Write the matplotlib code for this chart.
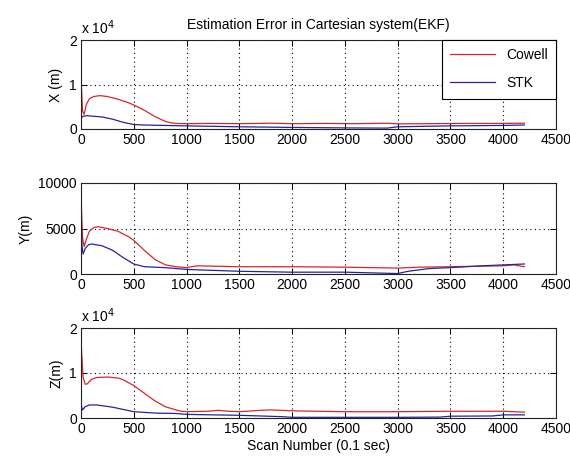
import matplotlib
matplotlib.use("Agg")
import matplotlib.pyplot as plt
from matplotlib.ticker import FuncFormatter

plt.rcParams['font.family'] = ['Liberation Sans', 'DejaVu Sans']

# ---------------- data ----------------
x_cowell_x = [0, 5, 15, 30, 50, 80, 120, 180, 250, 350, 450, 500, 600, 700, 800, 850, 900, 1000,
              1200, 1500, 1800, 2000, 2300, 2600, 2900, 3000, 3300, 3600, 3900, 4200]
y_cowell_x = [12500, 9000, 4000, 3300, 5500, 6800, 7300, 7500, 7300, 6700, 5900, 5400, 4200, 2800,
              1700, 1400, 1250, 1200, 1250, 1200, 1300, 1200, 1250, 1200, 1300, 1150, 1200, 1250, 1250, 1300]
x_stk_x = [0, 10, 30, 60, 100, 200, 300, 400, 500, 600, 800, 1000, 1500, 2000, 2500, 2900, 3000,
           3500, 4000, 4200]
y_stk_x = [2000, 2800, 2900, 3000, 2900, 2700, 2200, 1500, 1000, 900, 800, 700, 500, 350, 250, 200,
           500, 700, 800, 900]

x_cowell_y = [0, 5, 15, 30, 50, 80, 120, 160, 250, 350, 450, 500, 600, 700, 800, 900, 1000, 1100,
              1300, 1500, 2000, 2500, 3000, 3200, 3500, 4000, 4100, 4200]
y_cowell_y = [9500, 7000, 4000, 3000, 3800, 4700, 5100, 5200, 5000, 4700, 4100, 3700, 2600, 1600,
              1000, 800, 700, 900, 850, 800, 800, 750, 650, 750, 800, 900, 1000, 800]
x_stk_y = [0, 5, 10, 20, 40, 70, 100, 200, 300, 400, 500, 600, 800, 1000, 1500, 2000, 2500, 3000,
           3100, 3300, 3500, 3800, 4000, 4200]
y_stk_y = [3000, 5000, 3000, 2200, 2800, 3200, 3300, 3100, 2600, 1800, 1100, 800, 700, 500, 300,
           200, 200, 50, 300, 600, 700, 900, 1000, 1100]

x_cowell_z = [0, 5, 20, 40, 60, 100, 150, 250, 350, 400, 500, 600, 700, 800, 900, 950, 1000, 1200,
              1300, 1400, 1500, 1700, 1800, 2000, 2500, 3000, 3500, 4000, 4200]
y_cowell_z = [18000, 15000, 9000, 7500, 7600, 8600, 9000, 9100, 8900, 8500, 7200, 5500, 3800, 2500,
              1800, 1500, 1400, 1500, 1700, 1500, 1400, 1700, 1800, 1600, 1400, 1400, 1500, 1500, 1300]
x_stk_z = [0, 5, 15, 40, 80, 150, 300, 400, 500, 700, 900, 1000, 1500, 1900, 2000, 2500, 3000,
           3400, 3500, 3900, 4000, 4200]
y_stk_z = [3500, 2500, 1800, 2500, 2900, 2900, 2400, 1900, 1400, 1100, 1000, 800, 600, 300, 150,
           150, 150, 200, 400, 450, 700, 700]

x_ticks = [0, 500, 1000, 1500, 2000, 2500, 3000, 3500, 4000, 4500]
title = "Estimation Error in Cartesian system(EKF)"
xlabel = "Scan Number (0.1 sec)"

RED = '#d8262a'
BLUE = '#24249a'

fig = plt.figure(figsize=(5.70, 4.59), dpi=100)

rects = [
    [81/570, 1-129/459, 475/570, 89/459],
    [81/570, 1-274/459, 475/570, 91/459],
    [81/570, 1-418/459, 475/570, 90/459],
]

panels = [
    (x_cowell_x, y_cowell_x, x_stk_x, y_stk_x, "X (m)", [0, 10000, 20000], True),
    (x_cowell_y, y_cowell_y, x_stk_y, y_stk_y, "Y(m)", [0, 5000, 10000], False),
    (x_cowell_z, y_cowell_z, x_stk_z, y_stk_z, "Z(m)", [0, 10000, 20000], True),
]

axes = []
for rect, (xc, yc, xs, ys, lab, yt, sci) in zip(rects, panels):
    ax = fig.add_axes(rect)
    ax.plot(xc, yc, color=RED, lw=0.9, label='Cowell')
    ax.plot(xs, ys, color=BLUE, lw=0.9, label='STK')
    ax.set_xlim(0, 4500)
    ax.set_ylim(yt[0], yt[-1])
    ax.set_xticks(x_ticks)
    ax.set_yticks(yt)
    if sci:
        ax.yaxis.set_major_formatter(FuncFormatter(lambda v, p: f"{v/1e4:g}"))
        ax.text(0.0, 1.03, r"x 10$^4$", transform=ax.transAxes, fontsize=10,
                ha='left', va='bottom')
    ax.grid(True, color='black', linestyle=(0, (1, 3)), linewidth=0.8)
    ax.tick_params(direction='in', top=True, right=True, length=4, width=0.7,
                   labelsize=10, pad=3)
    for s in ax.spines.values():
        s.set_linewidth(0.8)
        s.set_color('#222222')
    ax.set_ylabel(lab, fontsize=10, labelpad=4)
    axes.append(ax)

axes[0].set_title(title, fontsize=10, pad=8)
axes[2].set_xlabel(xlabel, fontsize=10, labelpad=2)

leg = axes[0].legend(loc='upper right', fontsize=10, frameon=True, fancybox=False,
                     edgecolor='black', framealpha=1, borderaxespad=0.0,
                     handlelength=3.2, borderpad=0.6, labelspacing=1.0)
leg.get_frame().set_linewidth(0.8)

fig.savefig("out.png", dpi=100)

━━━━━━━━━━

* [Written request] Each line of the data should be quoted exactly, with pictures left out.

* [Result for this task]
Write the matplotlib code for this chart.
import matplotlib
matplotlib.use("Agg")
import matplotlib.pyplot as plt
from matplotlib.ticker import FuncFormatter

plt.rcParams['font.family'] = ['Liberation Sans', 'DejaVu Sans']

# ---------------- data ----------------
x_cowell_x = [0, 5, 15, 30, 50, 80, 120, 180, 250, 350, 450, 500, 600, 700, 800, 850, 900, 1000,
              1200, 1500, 1800, 2000, 2300, 2600, 2900, 3000, 3300, 3600, 3900, 4200]
y_cowell_x = [12500, 9000, 4000, 3300, 5500, 6800, 7300, 7500, 7300, 6700, 5900, 5400, 4200, 2800,
              1700, 1400, 1250, 1200, 1250, 1200, 1300, 1200, 1250, 1200, 1300, 1150, 1200, 1250, 1250, 1300]
x_stk_x = [0, 10, 30, 60, 100, 200, 300, 400, 500, 600, 800, 1000, 1500, 2000, 2500, 2900, 3000,
           3500, 4000, 4200]
y_stk_x = [2000, 2800, 2900, 3000, 2900, 2700, 2200, 1500, 1000, 900, 800, 700, 500, 350, 250, 200,
           500, 700, 800, 900]

x_cowell_y = [0, 5, 15, 30, 50, 80, 120, 160, 250, 350, 450, 500, 600, 700, 800, 900, 1000, 1100,
              1300, 1500, 2000, 2500, 3000, 3200, 3500, 4000, 4100, 4200]
y_cowell_y = [9500, 7000, 4000, 3000, 3800, 4700, 5100, 5200, 5000, 4700, 4100, 3700, 2600, 1600,
              1000, 800, 700, 900, 850, 800, 800, 750, 650, 750, 800, 900, 1000, 800]
x_stk_y = [0, 5, 10, 20, 40, 70, 100, 200, 300, 400, 500, 600, 800, 1000, 1500, 2000, 2500, 3000,
           3100, 3300, 3500, 3800, 4000, 4200]
y_stk_y = [3000, 5000, 3000, 2200, 2800, 3200, 3300, 3100, 2600, 1800, 1100, 800, 700, 500, 300,
           200, 200, 50, 300, 600, 700, 900, 1000, 1100]

x_cowell_z = [0, 5, 20, 40, 60, 100, 150, 250, 350, 400, 500, 600, 700, 800, 900, 950, 1000, 1200,
              1300, 1400, 1500, 1700, 1800, 2000, 2500, 3000, 3500, 4000, 4200]
y_cowell_z = [18000, 15000, 9000, 7500, 7600, 8600, 9000, 9100, 8900, 8500, 7200, 5500, 3800, 2500,
              1800, 1500, 1400, 1500, 1700, 1500, 1400, 1700, 1800, 1600, 1400, 1400, 1500, 1500, 1300]
x_stk_z = [0, 5, 15, 40, 80, 150, 300, 400, 500, 700, 900, 1000, 1500, 1900, 2000, 2500, 3000,
           3400, 3500, 3900, 4000, 4200]
y_stk_z = [3500, 2500, 1800, 2500, 2900, 2900, 2400, 1900, 1400, 1100, 1000, 800, 600, 300, 150,
           150, 150, 200, 400, 450, 700, 700]

x_ticks = [0, 500, 1000, 1500, 2000, 2500, 3000, 3500, 4000, 4500]
title = "Estimation Error in Cartesian system(EKF)"
xlabel = "Scan Number (0.1 sec)"

RED = '#d8262a'
BLUE = '#24249a'

fig = plt.figure(figsize=(5.70, 4.59), dpi=100)

rects = [
    [81/570, 1-129/459, 475/570, 89/459],
    [81/570, 1-274/459, 475/570, 91/459],
    [81/570, 1-418/459, 475/570, 90/459],
]

panels = [
    (x_cowell_x, y_cowell_x, x_stk_x, y_stk_x, "X (m)", [0, 10000, 20000], True),
    (x_cowell_y, y_cowell_y, x_stk_y, y_stk_y, "Y(m)", [0, 5000, 10000], False),
    (x_cowell_z, y_cowell_z, x_stk_z, y_stk_z, "Z(m)", [0, 10000, 20000], True),
]

axes = []
for rect, (xc, yc, xs, ys, lab, yt, sci) in zip(rects, panels):
    ax = fig.add_axes(rect)
    ax.plot(xc, yc, color=RED, lw=0.9, label='Cowell')
    ax.plot(xs, ys, color=BLUE, lw=0.9, label='STK')
    ax.set_xlim(0, 4500)
    ax.set_ylim(yt[0], yt[-1])
    ax.set_xticks(x_ticks)
    ax.set_yticks(yt)
    if sci:
        ax.yaxis.set_major_formatter(FuncFormatter(lambda v, p: f"{v/1e4:g}"))
        ax.text(0.0, 1.03, r"x 10$^4$", transform=ax.transAxes, fontsize=10,
                ha='left', va='bottom')
    ax.grid(True, color='black', linestyle=(0, (1, 3)), linewidth=0.8)
    ax.tick_params(direction='in', top=True, right=True, length=4, width=0.7,
                   labelsize=10, pad=3)
    for s in ax.spines.values():
        s.set_linewidth(0.8)
        s.set_color('#222222')
    ax.set_ylabel(lab, fontsize=10, labelpad=4)
    axes.append(ax)

axes[0].set_title(title, fontsize=10, pad=8)
axes[2].set_xlabel(xlabel, fontsize=10, labelpad=2)

leg = axes[0].legend(loc='upper right', fontsize=10, frameon=True, fancybox=False,
                     edgecolor='black', framealpha=1, borderaxespad=0.0,
                     handlelength=3.2, borderpad=0.6, labelspacing=1.0)
leg.get_frame().set_linewidth(0.8)

fig.savefig("out.png", dpi=100)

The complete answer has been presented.